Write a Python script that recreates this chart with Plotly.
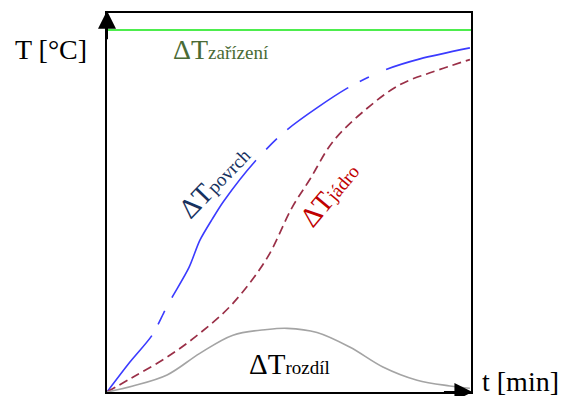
import plotly.graph_objects as go

# time axis (0..100 = relative time) and temperature (0..100 = relative)
t_povrch = [0, 6.3, 12.4, 15.9, 17.9, 22.5, 25.5, 28.9, 32.1, 40.7, 49.2, 65.9, 76.4, 86.0, 99.7]
T_povrch = [0, 7.9, 15.0, 21.5, 25.0, 32.8, 40.0, 45.6, 50.4, 60.9, 69.0, 80.1, 85.0, 87.9, 90.8]

t_jadro = [0, 7.1, 16.5, 25.5, 34.6, 44.0, 50.8, 55.8, 62.1, 71.4, 80.5, 89.6, 99.7]
T_jadro = [0, 3.9, 9.2, 15.5, 23.4, 35.4, 48.6, 56.2, 66.1, 74.8, 81.1, 84.5, 87.7]

t_rozdil = [0, 7.1, 16.5, 25.5, 34.6, 44.0, 49.5, 57.7, 66.8, 75.8, 85.2, 94.2, 99.7]
T_rozdil = [0, 1.6, 4.5, 10.2, 15.0, 16.5, 16.8, 15.7, 11.8, 6.6, 3.1, 1.6, 1.0]

t_zarizeni = [0, 100]
T_zarizeni = [95.5, 95.5]

FONT = "Liberation Serif"

fig = go.Figure()
fig.add_trace(go.Scatter(x=t_zarizeni, y=T_zarizeni, mode="lines",
                         line=dict(color="#4ded4d", width=2)))
fig.add_trace(go.Scatter(x=t_povrch, y=T_povrch, mode="lines",
                         line=dict(color="#3b3bff", width=1.6, shape="spline", smoothing=0.8,
                                   dash="72px,13px,15px,15px,162px,15px,15px,14px,74px,13px,10px,19px,300px")))
fig.add_trace(go.Scatter(x=t_jadro, y=T_jadro, mode="lines",
                         line=dict(color="#9a2f47", width=1.7, shape="spline", dash="9px,5px")))
fig.add_trace(go.Scatter(x=t_rozdil, y=T_rozdil, mode="lines",
                         line=dict(color="#a4a4a4", width=1.6, shape="spline")))


def lab(main, sub):
    return (main + "<span style=\"font-size:19px;font-family:'Liberation Serif',serif\">"
            + sub + '</span>')


annotations = [
    dict(text="T [°C]", xref="paper", yref="paper", x=-0.154, y=0.905,
         xanchor="center", yanchor="middle",
         font=dict(size=28, color="black", family=FONT), showarrow=False),
    dict(text="t [min]", xref="paper", yref="paper", x=1.137, y=0.028,
         xanchor="center", yanchor="middle",
         font=dict(size=28, color="black", family=FONT), showarrow=False),
    dict(text=lab("ΔT", "zařízení"), x=17.6, y=90.5, xanchor="left", yanchor="middle",
         font=dict(size=28, color="#4a6b35", family=FONT), showarrow=False),
    dict(text=lab("ΔT", "rozdíl"), x=38.4, y=7.5, xanchor="left", yanchor="middle",
         font=dict(size=29, color="black", family=FONT), showarrow=False),
    dict(text=lab("ΔT", "povrch"), x=29.5, y=55.6, textangle=-46,
         xanchor="center", yanchor="middle",
         font=dict(size=28, color="#17325f", family=FONT), showarrow=False),
    dict(text=lab("ΔT", "jádro"), x=61.0, y=52.2, textangle=-50,
         xanchor="center", yanchor="middle",
         font=dict(size=28, color="#c00000", family=FONT), showarrow=False),
    # axis arrows
    dict(text="", xref="paper", yref="paper", x=0, y=1.006, ax=0, ay=30,
         showarrow=True, arrowhead=2, arrowsize=1.8, arrowwidth=2,
         arrowcolor="black", standoff=0),
    dict(text="", xref="paper", yref="paper", x=1.004, y=0, ax=-30, ay=0,
         showarrow=True, arrowhead=2, arrowsize=1.8, arrowwidth=2,
         arrowcolor="black", standoff=0),
]

axis = dict(range=[0, 100], showticklabels=False, showgrid=False, zeroline=False,
            showline=True, mirror=True, linecolor="black", linewidth=2, ticks="")

# the page body adds an 8px margin, so the figure is 8px smaller on each side
fig.update_layout(
    width=559, height=388,
    margin=dict(l=99, r=96, t=3, b=4),
    paper_bgcolor="white", plot_bgcolor="white",
    showlegend=False,
    xaxis=axis, yaxis=axis,
    annotations=annotations,
)

fig.write_html("out.html")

- [Exercise objective]
Output exactly the span of lines from the top of the listing through the line holding "import plotly.graph_objects as go", and leave every picture out.

- [Result of this exercise]
Write a Python script that recreates this chart with Plotly.
import plotly.graph_objects as go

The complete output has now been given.